* What the exercise asks
Extract each line of the material that follows exactly and omit its pictures.

═════ Data extract

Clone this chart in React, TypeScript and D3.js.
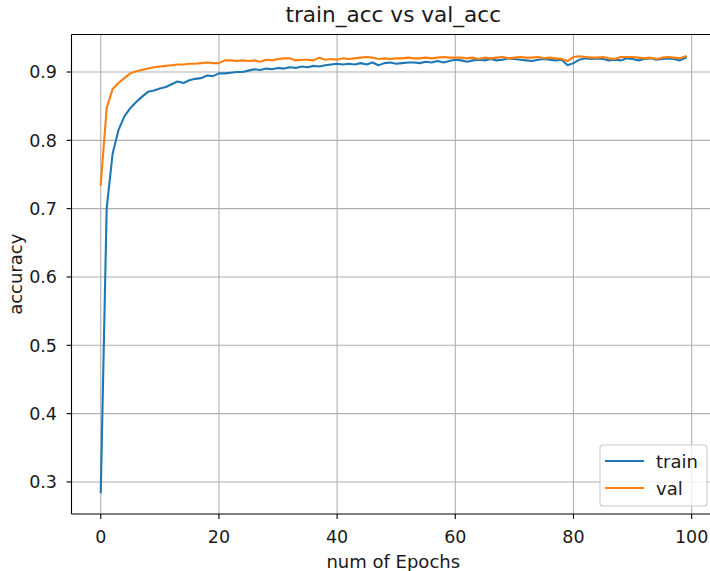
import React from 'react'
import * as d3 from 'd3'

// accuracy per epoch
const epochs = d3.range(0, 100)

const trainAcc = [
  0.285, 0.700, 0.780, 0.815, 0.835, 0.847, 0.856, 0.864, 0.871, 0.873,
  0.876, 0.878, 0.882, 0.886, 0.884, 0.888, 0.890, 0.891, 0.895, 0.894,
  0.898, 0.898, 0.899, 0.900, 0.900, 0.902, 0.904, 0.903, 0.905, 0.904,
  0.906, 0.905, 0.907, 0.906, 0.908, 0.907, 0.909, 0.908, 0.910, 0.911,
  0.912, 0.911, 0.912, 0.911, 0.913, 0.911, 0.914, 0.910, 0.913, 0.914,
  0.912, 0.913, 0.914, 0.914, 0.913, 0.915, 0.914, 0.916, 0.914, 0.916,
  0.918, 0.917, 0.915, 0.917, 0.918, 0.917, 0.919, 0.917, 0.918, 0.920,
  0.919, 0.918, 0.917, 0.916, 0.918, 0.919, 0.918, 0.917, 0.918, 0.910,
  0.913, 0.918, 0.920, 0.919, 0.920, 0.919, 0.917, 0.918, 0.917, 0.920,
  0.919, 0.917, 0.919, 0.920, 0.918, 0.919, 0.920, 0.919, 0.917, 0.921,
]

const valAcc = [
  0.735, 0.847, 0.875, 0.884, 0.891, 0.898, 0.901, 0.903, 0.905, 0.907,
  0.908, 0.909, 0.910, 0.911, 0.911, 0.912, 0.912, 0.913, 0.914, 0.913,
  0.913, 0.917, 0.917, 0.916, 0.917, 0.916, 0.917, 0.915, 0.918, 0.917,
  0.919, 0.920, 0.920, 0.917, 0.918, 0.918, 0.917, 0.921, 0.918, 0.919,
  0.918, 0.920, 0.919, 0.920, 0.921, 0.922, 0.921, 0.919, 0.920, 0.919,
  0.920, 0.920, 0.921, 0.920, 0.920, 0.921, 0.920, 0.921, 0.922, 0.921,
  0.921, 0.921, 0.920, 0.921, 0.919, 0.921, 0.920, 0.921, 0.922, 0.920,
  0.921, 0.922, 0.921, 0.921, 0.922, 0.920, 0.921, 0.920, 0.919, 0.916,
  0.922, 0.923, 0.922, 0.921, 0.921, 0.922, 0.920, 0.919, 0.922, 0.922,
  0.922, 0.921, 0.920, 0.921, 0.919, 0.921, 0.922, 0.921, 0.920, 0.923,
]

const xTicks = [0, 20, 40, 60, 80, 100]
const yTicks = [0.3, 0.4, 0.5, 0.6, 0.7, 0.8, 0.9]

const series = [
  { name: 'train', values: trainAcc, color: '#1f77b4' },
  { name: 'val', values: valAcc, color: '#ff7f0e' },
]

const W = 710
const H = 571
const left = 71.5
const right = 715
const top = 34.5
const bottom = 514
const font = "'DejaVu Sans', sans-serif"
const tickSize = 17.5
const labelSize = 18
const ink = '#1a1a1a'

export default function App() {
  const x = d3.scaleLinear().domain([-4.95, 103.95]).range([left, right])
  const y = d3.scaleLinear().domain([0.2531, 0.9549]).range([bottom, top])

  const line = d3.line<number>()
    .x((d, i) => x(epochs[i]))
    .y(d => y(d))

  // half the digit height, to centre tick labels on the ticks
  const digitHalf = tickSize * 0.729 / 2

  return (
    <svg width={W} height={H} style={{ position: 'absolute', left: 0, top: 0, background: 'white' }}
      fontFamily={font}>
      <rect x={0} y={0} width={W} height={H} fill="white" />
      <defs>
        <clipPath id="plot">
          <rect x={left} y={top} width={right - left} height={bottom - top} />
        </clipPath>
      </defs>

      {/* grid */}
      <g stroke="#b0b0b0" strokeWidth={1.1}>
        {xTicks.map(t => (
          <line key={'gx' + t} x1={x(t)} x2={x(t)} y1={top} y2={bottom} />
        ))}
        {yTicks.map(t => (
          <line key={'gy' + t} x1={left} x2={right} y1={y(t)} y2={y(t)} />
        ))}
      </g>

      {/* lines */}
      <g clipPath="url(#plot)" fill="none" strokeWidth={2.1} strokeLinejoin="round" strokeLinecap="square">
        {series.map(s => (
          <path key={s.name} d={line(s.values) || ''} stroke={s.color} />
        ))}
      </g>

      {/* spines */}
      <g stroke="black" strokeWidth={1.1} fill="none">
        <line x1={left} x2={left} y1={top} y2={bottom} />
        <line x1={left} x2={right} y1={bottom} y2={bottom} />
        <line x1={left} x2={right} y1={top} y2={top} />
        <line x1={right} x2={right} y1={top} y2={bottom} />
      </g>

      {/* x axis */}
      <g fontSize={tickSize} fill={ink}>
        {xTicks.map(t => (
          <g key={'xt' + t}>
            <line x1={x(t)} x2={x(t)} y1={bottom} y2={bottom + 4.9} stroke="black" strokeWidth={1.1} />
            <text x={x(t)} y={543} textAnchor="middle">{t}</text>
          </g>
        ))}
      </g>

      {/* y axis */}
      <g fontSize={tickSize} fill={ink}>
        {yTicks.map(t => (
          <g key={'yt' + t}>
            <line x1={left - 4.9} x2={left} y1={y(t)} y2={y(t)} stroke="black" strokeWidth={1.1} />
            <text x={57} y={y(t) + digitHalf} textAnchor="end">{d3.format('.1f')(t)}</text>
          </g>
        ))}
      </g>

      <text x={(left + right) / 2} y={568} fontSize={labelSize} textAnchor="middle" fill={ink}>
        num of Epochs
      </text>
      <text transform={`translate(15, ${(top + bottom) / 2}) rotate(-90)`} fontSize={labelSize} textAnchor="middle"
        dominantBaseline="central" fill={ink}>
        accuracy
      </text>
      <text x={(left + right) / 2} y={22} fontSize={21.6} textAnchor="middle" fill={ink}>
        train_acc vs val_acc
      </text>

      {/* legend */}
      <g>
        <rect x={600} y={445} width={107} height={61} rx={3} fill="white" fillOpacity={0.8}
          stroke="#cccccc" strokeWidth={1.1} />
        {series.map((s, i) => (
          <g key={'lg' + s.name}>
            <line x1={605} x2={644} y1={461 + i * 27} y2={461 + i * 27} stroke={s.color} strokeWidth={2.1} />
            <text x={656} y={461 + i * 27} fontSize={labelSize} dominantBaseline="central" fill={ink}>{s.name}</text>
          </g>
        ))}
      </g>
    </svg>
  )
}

══════════

* Answer for this exercise
Clone this chart in React, TypeScript and D3.js.
import React from 'react'
import * as d3 from 'd3'

// accuracy per epoch
const epochs = d3.range(0, 100)

const trainAcc = [
  0.285, 0.700, 0.780, 0.815, 0.835, 0.847, 0.856, 0.864, 0.871, 0.873,
  0.876, 0.878, 0.882, 0.886, 0.884, 0.888, 0.890, 0.891, 0.895, 0.894,
  0.898, 0.898, 0.899, 0.900, 0.900, 0.902, 0.904, 0.903, 0.905, 0.904,
  0.906, 0.905, 0.907, 0.906, 0.908, 0.907, 0.909, 0.908, 0.910, 0.911,
  0.912, 0.911, 0.912, 0.911, 0.913, 0.911, 0.914, 0.910, 0.913, 0.914,
  0.912, 0.913, 0.914, 0.914, 0.913, 0.915, 0.914, 0.916, 0.914, 0.916,
  0.918, 0.917, 0.915, 0.917, 0.918, 0.917, 0.919, 0.917, 0.918, 0.920,
  0.919, 0.918, 0.917, 0.916, 0.918, 0.919, 0.918, 0.917, 0.918, 0.910,
  0.913, 0.918, 0.920, 0.919, 0.920, 0.919, 0.917, 0.918, 0.917, 0.920,
  0.919, 0.917, 0.919, 0.920, 0.918, 0.919, 0.920, 0.919, 0.917, 0.921,
]

const valAcc = [
  0.735, 0.847, 0.875, 0.884, 0.891, 0.898, 0.901, 0.903, 0.905, 0.907,
  0.908, 0.909, 0.910, 0.911, 0.911, 0.912, 0.912, 0.913, 0.914, 0.913,
  0.913, 0.917, 0.917, 0.916, 0.917, 0.916, 0.917, 0.915, 0.918, 0.917,
  0.919, 0.920, 0.920, 0.917, 0.918, 0.918, 0.917, 0.921, 0.918, 0.919,
  0.918, 0.920, 0.919, 0.920, 0.921, 0.922, 0.921, 0.919, 0.920, 0.919,
  0.920, 0.920, 0.921, 0.920, 0.920, 0.921, 0.920, 0.921, 0.922, 0.921,
  0.921, 0.921, 0.920, 0.921, 0.919, 0.921, 0.920, 0.921, 0.922, 0.920,
  0.921, 0.922, 0.921, 0.921, 0.922, 0.920, 0.921, 0.920, 0.919, 0.916,
  0.922, 0.923, 0.922, 0.921, 0.921, 0.922, 0.920, 0.919, 0.922, 0.922,
  0.922, 0.921, 0.920, 0.921, 0.919, 0.921, 0.922, 0.921, 0.920, 0.923,
]

const xTicks = [0, 20, 40, 60, 80, 100]
const yTicks = [0.3, 0.4, 0.5, 0.6, 0.7, 0.8, 0.9]

const series = [
  { name: 'train', values: trainAcc, color: '#1f77b4' },
  { name: 'val', values: valAcc, color: '#ff7f0e' },
]

const W = 710
const H = 571
const left = 71.5
const right = 715
const top = 34.5
const bottom = 514
const font = "'DejaVu Sans', sans-serif"
const tickSize = 17.5
const labelSize = 18
const ink = '#1a1a1a'

export default function App() {
  const x = d3.scaleLinear().domain([-4.95, 103.95]).range([left, right])
  const y = d3.scaleLinear().domain([0.2531, 0.9549]).range([bottom, top])

  const line = d3.line<number>()
    .x((d, i) => x(epochs[i]))
    .y(d => y(d))

  // half the digit height, to centre tick labels on the ticks
  const digitHalf = tickSize * 0.729 / 2

  return (
    <svg width={W} height={H} style={{ position: 'absolute', left: 0, top: 0, background: 'white' }}
      fontFamily={font}>
      <rect x={0} y={0} width={W} height={H} fill="white" />
      <defs>
        <clipPath id="plot">
          <rect x={left} y={top} width={right - left} height={bottom - top} />
        </clipPath>
      </defs>

      {/* grid */}
      <g stroke="#b0b0b0" strokeWidth={1.1}>
        {xTicks.map(t => (
          <line key={'gx' + t} x1={x(t)} x2={x(t)} y1={top} y2={bottom} />
        ))}
        {yTicks.map(t => (
          <line key={'gy' + t} x1={left} x2={right} y1={y(t)} y2={y(t)} />
        ))}
      </g>

      {/* lines */}
      <g clipPath="url(#plot)" fill="none" strokeWidth={2.1} strokeLinejoin="round" strokeLinecap="square">
        {series.map(s => (
          <path key={s.name} d={line(s.values) || ''} stroke={s.color} />
        ))}
      </g>

      {/* spines */}
      <g stroke="black" strokeWidth={1.1} fill="none">
        <line x1={left} x2={left} y1={top} y2={bottom} />
        <line x1={left} x2={right} y1={bottom} y2={bottom} />
        <line x1={left} x2={right} y1={top} y2={top} />
        <line x1={right} x2={right} y1={top} y2={bottom} />
      </g>

      {/* x axis */}
      <g fontSize={tickSize} fill={ink}>
        {xTicks.map(t => (
          <g key={'xt' + t}>
            <line x1={x(t)} x2={x(t)} y1={bottom} y2={bottom + 4.9} stroke="black" strokeWidth={1.1} />
            <text x={x(t)} y={543} textAnchor="middle">{t}</text>
          </g>
        ))}
      </g>

      {/* y axis */}
      <g fontSize={tickSize} fill={ink}>
        {yTicks.map(t => (
          <g key={'yt' + t}>
            <line x1={left - 4.9} x2={left} y1={y(t)} y2={y(t)} stroke="black" strokeWidth={1.1} />
            <text x={57} y={y(t) + digitHalf} textAnchor="end">{d3.format('.1f')(t)}</text>
          </g>
        ))}
      </g>

      <text x={(left + right) / 2} y={568} fontSize={labelSize} textAnchor="middle" fill={ink}>
        num of Epochs
      </text>
      <text transform={`translate(15, ${(top + bottom) / 2}) rotate(-90)`} fontSize={labelSize} textAnchor="middle"
        dominantBaseline="central" fill={ink}>
        accuracy
      </text>
      <text x={(left + right) / 2} y={22} fontSize={21.6} textAnchor="middle" fill={ink}>
        train_acc vs val_acc
      </text>

      {/* legend */}
      <g>
        <rect x={600} y={445} width={107} height={61} rx={3} fill="white" fillOpacity={0.8}
          stroke="#cccccc" strokeWidth={1.1} />
        {series.map((s, i) => (
          <g key={'lg' + s.name}>
            <line x1={605} x2={644} y1={461 + i * 27} y2={461 + i * 27} stroke={s.color} strokeWidth={2.1} />
            <text x={656} y={461 + i * 27} fontSize={labelSize} dominantBaseline="central" fill={ink}>{s.name}</text>
          </g>
        ))}
      </g>
    </svg>
  )
}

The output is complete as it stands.